What will be an ideal response?


POSSIBLE RESPONSE: 
Developing countries should pursue sound macroeconomic policies to avoid creating conditions in which overborrowing or a loss of confidence in the government's capability could lead to a crisis. 
Countries should improve the data they report publicly to provide sufficient details on total debt, its components, and holdings of international reserves. Such data should be reported promptly. 
Developing countries should avoid short-term borrowing denominated in foreign currency to avoid crises that begin with foreign lenders demanding rapid repayment. 

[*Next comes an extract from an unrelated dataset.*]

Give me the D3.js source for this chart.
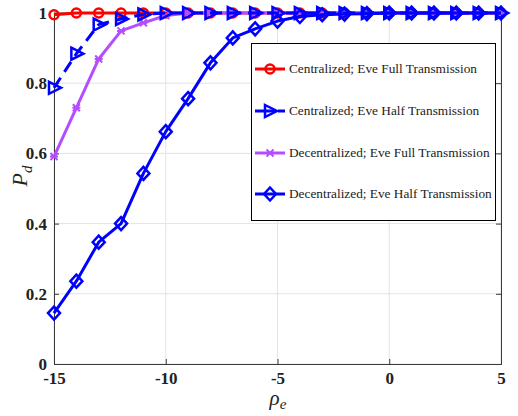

Better regulation and supervision of banks in developing countries is needed. With weak supervision and implicit guarantees that the government will rescue banks in trouble, banks have an incentive to borrow too much internationally and take unhedged foreign currency liabilities. Regulators should require banks to use better accounting, to disclose more information publicly, and to use risk-management to reduce risk exposures. Banks should have more equity capital and recognize bad loans and make provisions for them. Regulators should identify weak banks and insist on changes in practices and management. 
A more controversial reform is greater use of capital controls to reduce the likelihood of overlending and overborrowing, to discourage short-term borrowing, and to reduce exposure to contagion.